* _Aim of the exercise_
Without the pictures, output the lines of the material from the very first through the one that holds "# --- data (indexed)".

* _Record excerpts_

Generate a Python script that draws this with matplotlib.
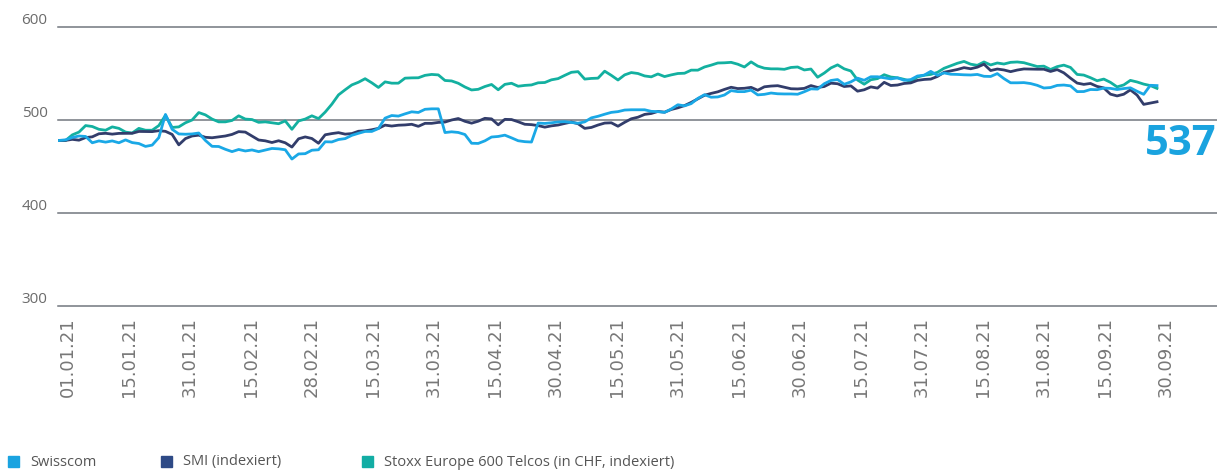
import numpy as np
import matplotlib
matplotlib.use("Agg")
import matplotlib.pyplot as plt
from matplotlib.patches import Rectangle

plt.rcParams['font.family'] = ['Open Sans', 'DejaVu Sans']

# --- data (indexed)

date_labels = ['01.01.21', '15.01.21', '31.01.21', '15.02.21', '28.02.21',
               '15.03.21', '31.03.21', '15.04.21', '30.04.21', '15.05.21',
               '31.05.21', '15.06.21', '30.06.21', '15.07.21', '31.07.21',
               '15.08.21', '31.08.21', '15.09.21', '30.09.21']

swisscom = [
    478, 478.7, 481.2, 482.8, 482.3, 475.5, 477.5, 476.2, 477.5, 475.5,
    478.6, 475.7, 474.7, 471.6, 473, 481, 506, 490, 485, 484.7,
    485, 486, 478, 471.7, 471.5, 468.5, 466, 468.3, 466.7, 467.8,
    466, 467.7, 469.4, 469, 468, 458, 463.5, 463.8, 467.5, 468,
    476.6, 476.4, 479, 480, 483.5, 485.7, 487.7, 487.7, 490.8, 502,
    504.8, 504.2, 506.6, 508.8, 508.1, 511.5, 512, 512, 486.5, 487.3,
    486.6, 484.4, 475, 474.8, 477.6, 481.7, 482.3, 483.7, 480.8, 477.7,
    476.7, 476.3, 496.7, 496.3, 497, 497.9, 498.2, 497.3, 496.5, 498,
    502.3, 504, 506.2, 508.2, 509, 510.7, 511, 511, 511, 509.3,
    509, 508.2, 511.8, 516.4, 515.2, 517.6, 523.2, 527.2, 524.5, 524.8,
    526.9, 531.6, 530.5, 530.5, 532.1, 527, 527.6, 529, 528.2, 528,
    528, 527.7, 530.4, 533.5, 533.2, 539, 542.5, 543.5, 538.4, 541,
    545, 542.7, 546.5, 546.5, 545.4, 544.2, 545.3, 542.7, 543.5, 547.3,
    548.2, 552.3, 548, 550.6, 549.2, 549, 548.6, 548.4, 549, 547,
    546.8, 549.9, 544.5, 540, 540, 540.2, 539.2, 537.3, 534.4, 534.9,
    537.2, 537.6, 536.7, 530.5, 530.6, 532.8, 532.6, 534.3, 534, 532.8,
    533.8, 534.6, 530.9, 527.6, 537.3, 537,
]

smi = [
    478, 478.1, 479.2, 478.3, 481.1, 481.9, 485.2, 485.7, 484.8, 485.6,
    485.7, 485.7, 487.7, 487.6, 487.5, 488.5, 487.8, 484.5, 473.3, 480,
    482.8, 483.7, 481.4, 480.9, 481.8, 482.8, 484.5, 487.5, 487, 482.7,
    478.5, 477.6, 475.8, 477.7, 475.5, 470.9, 479.8, 481.8, 480.1, 475,
    484.1, 485.4, 486.4, 484.8, 485.4, 487.9, 488.4, 489.5, 491, 494.5,
    493.5, 494.4, 494.7, 495.4, 493.2, 496.4, 496.4, 497.4, 497.8, 500,
    501.6, 498.6, 496.6, 498.7, 501.8, 501.2, 494.8, 500.7, 500.5, 498.1,
    495.4, 495, 494, 492.3, 493.7, 494.6, 496.3, 497.8, 496, 491,
    492, 494.6, 496.7, 497, 493.3, 497.5, 501.3, 503, 506, 507,
    509.2, 508.4, 511.3, 513.1, 515.5, 518.9, 522.7, 526.6, 528.6, 530.3,
    532.9, 535.2, 533.8, 534.1, 535.1, 532, 535.7, 536.5, 536.9, 535.3,
    533.6, 533.4, 534, 537, 535, 536, 539.6, 539, 536, 536.7,
    531, 532.5, 535.6, 534.3, 540.5, 537.1, 537.6, 539.3, 539.9, 542.6,
    543.6, 544, 546.8, 551.3, 552.8, 554.3, 556.3, 555.1, 556.8, 560,
    553.2, 554.8, 553.8, 552, 553.7, 554.9, 554.7, 554.6, 554.6, 552.2,
    554.2, 550.7, 545, 539.7, 538.3, 539.3, 536.1, 534.5, 527.8, 525.9,
    527.7, 532.4, 526.8, 516.8, 518.2, 519.6,
]

stoxx = [
    478, 478, 484, 487, 494, 493, 490, 489, 492.6, 491,
    487, 486, 491, 489, 489, 494, 505, 492, 492.6, 497,
    500, 508, 505.5, 501, 498, 498, 499.5, 504.5, 501, 500.5,
    497.5, 498, 497, 496, 499, 490, 499, 501, 504.5, 501.5,
    508.5, 517, 527, 532.5, 537.7, 540.6, 544.4, 540, 535, 541,
    539.6, 539.6, 545, 545.3, 545.4, 548, 549, 548.5, 542.5, 542,
    539.5, 535.5, 532.3, 533, 536, 538.2, 532.5, 538.3, 539.5, 536.3,
    537.2, 537.7, 540, 540.3, 543.2, 544.5, 548, 551.3, 552, 544,
    544.7, 545, 552.5, 548, 543, 548.5, 551, 550, 547.4, 546.4,
    549.5, 546.7, 548.5, 550, 550.3, 553.6, 553.6, 557, 559, 561.3,
    561.5, 562, 560, 557, 562.5, 558, 555.7, 555, 555, 554.5,
    556.5, 557, 553.8, 554.8, 546, 550.5, 556, 559.3, 555, 552.7,
    543, 538.5, 543.3, 544.5, 548.7, 546.2, 545.4, 543.7, 541.5, 546.3,
    548.1, 549, 551.2, 555.6, 558.3, 561, 563, 560, 558.8, 562.4,
    559.2, 561.3, 560.2, 562, 562.4, 561.6, 559.5, 557.5, 557.9, 554.3,
    557.4, 559, 556.5, 549, 548.3, 545.5, 542.2, 544, 540.5, 535.6,
    537.7, 542.6, 540.9, 538.6, 537, 534,
]

series_names = ['Swisscom', 'SMI (indexiert)', 'Stoxx Europe 600 Telcos (in CHF, indexiert)']
line_colors = ['#1aa8e6', '#323d6b', '#13b0a0']
legend_colors = ['#1aa3e0', '#2e4a86', '#12ada4']
y_ticks = [300, 400, 500, 600]
last_value = '537'

# --- plot

W, H = 1217, 471
fig = plt.figure(figsize=(W / 100, H / 100), dpi=100)
ax = fig.add_axes([58 / W, 1 - 306 / H, (W - 58) / W, (306 - 27) / H])

x = np.linspace(0, len(date_labels) - 1, len(swisscom))

for v in y_ticks:
    ax.axhline(v, color='#72767e', lw=1.1, zorder=1, clip_on=False)

ax.plot(x, stoxx, color=line_colors[2], lw=2.0, zorder=3)
ax.plot(x, smi, color=line_colors[1], lw=2.0, zorder=4)
ax.plot(x, swisscom, color=line_colors[0], lw=2.0, zorder=5)

ax.set_ylim(300, 600)
ax.set_xlim(-1 / 61, (W - 59) / 61)
for s in ax.spines.values():
    s.set_visible(False)

ax.set_yticks([])
tr = ax.get_yaxis_transform()
for v in y_ticks:
    ax.text(-0.009, v + 7.5, str(v), transform=tr, ha='right', va='center',
            fontsize=11, color='#6b6b6b')

ax.set_xticks(range(len(date_labels)))
ax.set_xticklabels(date_labels, rotation=90, ha='left', va='top',
                   fontsize=13, color='#777777', family='DejaVu Sans')
ax.tick_params(axis='x', length=0, pad=8)

# final value
ax.text(1.0, 1 - 124 / H, last_value, transform=fig.transFigure,
        ha='right', va='top', fontsize=30, fontweight='bold',
        color='#1aa3df')

# legend
text_x = [30, 183, 384]
for name, c, tx in zip(series_names, legend_colors, text_x):
    fig.patches.append(Rectangle(((tx - 22) / W, 1 - 467 / H), 11 / W, 11 / H,
                                 transform=fig.transFigure, color=c))
    fig.text(tx / W, 1 - 462 / H, name, ha='left', va='center',
             fontsize=10.5, color='#555555')

fig.savefig('out.png', dpi=100)
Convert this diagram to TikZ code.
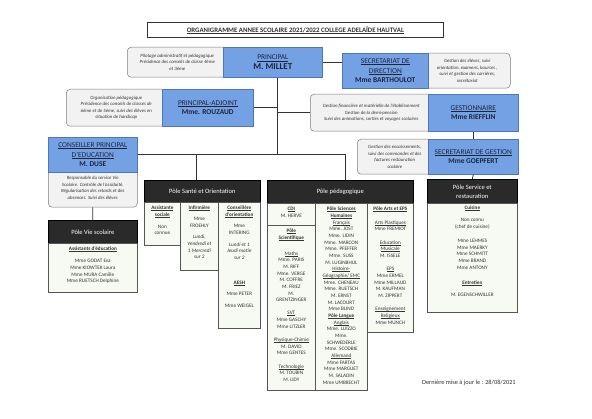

* _Correct answer_
Generate a Python script that draws this with matplotlib.
import numpy as np
import matplotlib
matplotlib.use("Agg")
import matplotlib.pyplot as plt
from matplotlib.patches import Rectangle

plt.rcParams['font.family'] = ['Open Sans', 'DejaVu Sans']

# --- data (indexed)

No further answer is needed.